Most of the filming is done on the streets of New York.
“We have shot scenes in neighborhoods with drug dealers around every corner, but we also have filmed in an $18 million dollar penthouse.”
Because they are filming on the street, with everyday activities going on around them, there is some time each week spent looping parts of the script because the noises of the city overrode voices during the filming.
Her mother visited her in New York City last week and spent a day on the set. She met her daughter’s co-workers, from the show’s leading actors to technicians.
“They were so nice to me and I heard the words a parent loves to hear, what a wonderful person Milena is and how great she is to work with.” Dr. Govich said.
At the Norman “watch party” for the season premiere, friends and family members who had seen Milena grow up were pleased with her performance.
“We cheered. We laughed. It was so interesting to see her reactions to others, her facial expressions. We would say ‘I’ve seen that look,’” Dr. Govich said.

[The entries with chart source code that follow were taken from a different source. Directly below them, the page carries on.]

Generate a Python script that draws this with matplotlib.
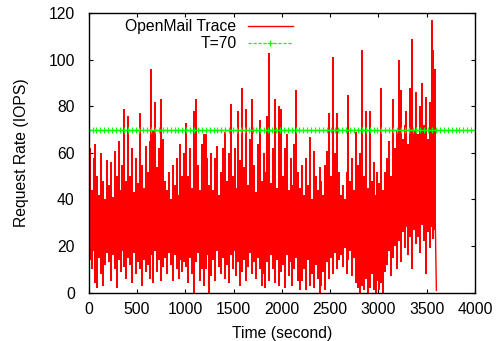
"""Request rate of the OpenMail trace against the T=70 threshold."""

import matplotlib
matplotlib.use("Agg")
import matplotlib.pyplot as plt
import numpy as np
from matplotlib.lines import Line2D

# Trace summarised in 20 s bins: the highest and lowest request rate in each bin.
bin_seconds = 20
trace_high = [
    62, 44, 58, 64, 50, 42, 60, 48, 40, 57,
    46, 56, 41, 61, 50, 65, 44, 55, 79, 48,
    76, 50, 62, 43, 58, 47, 77, 55, 45, 63,
    52, 65, 96, 70, 82, 54, 62, 83, 66, 48,
    44, 52, 40, 55, 46, 58, 42, 64, 50, 60,
    73, 50, 62, 45, 78, 83, 55, 44, 64, 68,
    68, 58, 46, 60, 44, 58, 63, 42, 52, 62,
    69, 48, 60, 81, 50, 62, 45, 78, 57, 88,
    54, 79, 46, 66, 83, 55, 43, 64, 74, 48,
    60, 52, 76, 103, 47, 62, 83, 45, 80, 79,
    50, 62, 68, 44, 58, 46, 64, 87, 52, 45,
    55, 42, 58, 46, 67, 40, 61, 50, 44, 54,
    48, 42, 55, 61, 77, 50, 101, 60, 77, 52,
    42, 46, 40, 52, 85, 48, 58, 44, 69, 55,
    60, 104, 50, 78, 45, 78, 48, 56, 42, 52,
    47, 88, 44, 52, 58, 65, 50, 83, 62, 70,
    100, 87, 66, 72, 78, 64, 88, 109, 70, 86,
    68, 80, 90, 72, 84, 66, 82, 117, 104, 96,
]
trace_low = [
    14, 10, 18, 4, 2, 15, 8, 3, 12, 17,
    13, 5, 16, 10, 2, 14, 9, 18, 11, 6,
    15, 12, 4, 17, 8, 13, 10, 3, 14, 9,
    12, 6, 16, 4, 18, 9, 14, 5, 11, 15,
    8, 17, 12, 5, 16, 10, 6, 14, 9, 13,
    11, 4, 15, 8, 0, 13, 17, 5, 10, 3,
    10, 16, 0, 7, 14, 5, 18, 11, 8, 15,
    6, 12, 4, 16, 10, 18, 7, 13, 3, 9,
    14, 5, 11, 17, 8, 13, 6, 15, 10, 3,
    8, 2, 13, 5, 16, 10, 4, 14, 3, 9,
    12, 2, 16, 7, 13, 3, 10, 15, 5, 1,
    5, 10, 1, 14, 3, 8, 2, 12, 6, 0,
    3, 9, 1, 13, 6, 15, 8, 17, 10, 14,
    16, 11, 19, 8, 14, 18, 7, 15, 4, 2,
    0, 3, 1, 6, 0, 2, 8, 1, 0, 5,
    1, 4, 0, 9, 12, 18, 7, 15, 20, 10,
    22, 13, 26, 19, 28, 16, 24, 10, 27, 21,
    24, 17, 29, 22, 8, 26, 19, 28, 23, 27,
]
trace_end = 1   # last sample at t=3600 drops to (almost) zero
threshold = 70

n_bins = len(trace_high)
t_bins = np.arange(n_bins) * bin_seconds + bin_seconds / 2
t_end = n_bins * bin_seconds

plt.rcParams["font.family"] = ["Liberation Sans", "DejaVu Sans"]
plt.rcParams["font.size"] = 11.3

fig = plt.figure(figsize=(4.96, 3.41), dpi=100)
ax = fig.add_axes([0.1788, 0.1416, 0.7789, 0.8203])

RED = "#ff0000"
GREEN = "#00ff00"

# each bin is a vertical stroke from its low to its high, wide enough to touch
# its neighbours so the trace reads as one dense band
ax.vlines(t_bins, trace_low, trace_high, color=RED, linewidth=1.45)
ax.plot([t_bins[-1], t_end], [trace_low[-1], trace_end], color=RED, linewidth=1.0)

# threshold drawn like a sampled gnuplot function (100 samples)
t_samples = np.linspace(0, 4000, 100)
ax.plot(t_samples, np.full_like(t_samples, threshold), color=GREEN,
        linestyle=(0, (2.5, 1.5)), linewidth=0.9, marker="+", markersize=4,
        markeredgewidth=0.9)

ax.set_xlim(0, 4000)
ax.set_ylim(0, 120)
ax.set_xticks(np.arange(0, 4001, 500))
ax.set_yticks(np.arange(0, 121, 20))
ax.tick_params(direction="in", top=True, right=True, length=3.2, width=0.8,
               labelsize=11.3)
ax.tick_params(axis="x", pad=7)
ax.tick_params(axis="y", pad=10)
for side in ax.spines.values():
    side.set_linewidth(1.0)

ax.set_xlabel("Time (second)", fontsize=11.3, labelpad=6)
ax.set_ylabel("Request Rate (IOPS)", fontsize=11.3, labelpad=14)

handles = [
    Line2D([], [], color=RED, linewidth=1.0),
    Line2D([], [], color=GREEN, linestyle=(0, (2.5, 1.5)), linewidth=0.9,
           marker="+", markersize=4, markeredgewidth=0.9),
]
ax.legend(handles, ["OpenMail Trace", "T=%d" % threshold],
          loc="upper right", bbox_to_anchor=(0.529, 0.978),
          frameon=False, markerfirst=False, numpoints=1,
          handlelength=2.9, handletextpad=0.7, labelspacing=0.12,
          borderaxespad=0.0, borderpad=0.0, fontsize=11.3)

fig.savefig("out.png", dpi=100)
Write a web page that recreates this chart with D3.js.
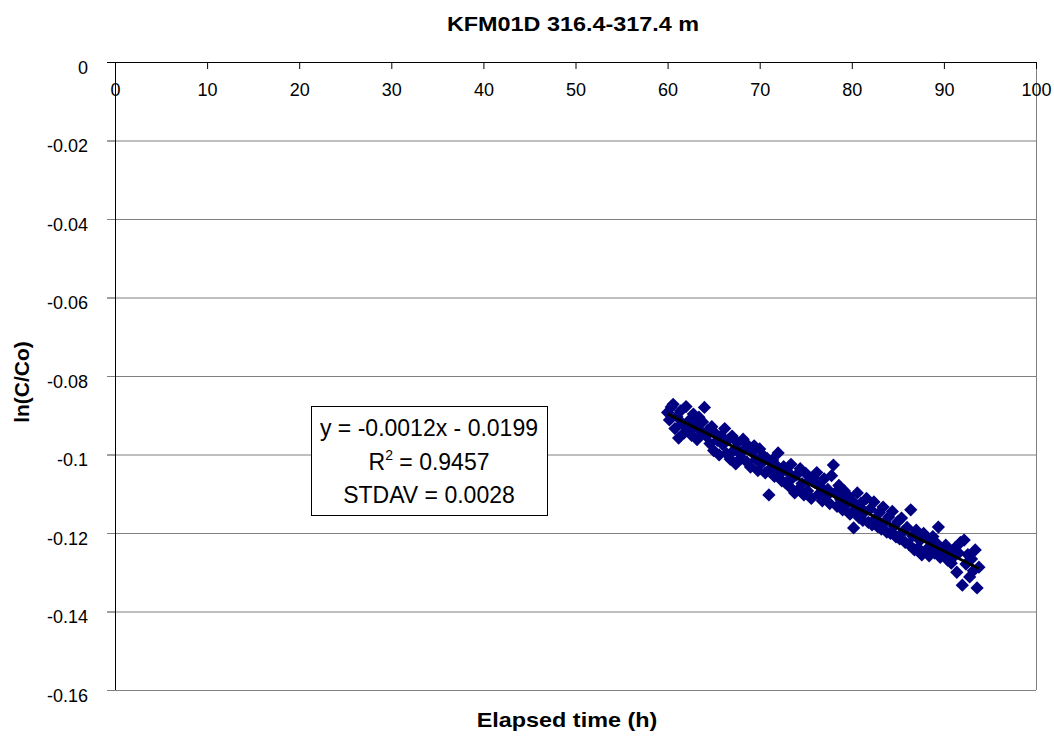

Dr. Govich’s sons, Matt and Nikola, are aspiring actors who are hoping to follow their big sister into major roles. Their father is the late Dr. Bruce Govich, an OU voice professor, and the siblings grew up steeped in the performing arts, knowing many of their parents’ students who headed for New York or L.A. in search of careers in the performing arts.
“I’ve heard the horror stories and the triumphs,” Milena said.
Now enjoying the rewards of a blossoming career, she said. “I am really thankful for all the experiences I had growing up in Norman. Because of the University, I was exposed to artistic things that I might not have been in another place. There were a lot of people who influenced me. I am really grateful for that. And I like to get back whenever I can.”
She is married to David Cornue, a writer/composer, and is proud to talk about his musical “Smoking Bloomberg” which was selected for performance at the New York Music Theater Festival. Married nearly four years, they live in a small studio apartment, barely 400 square feet.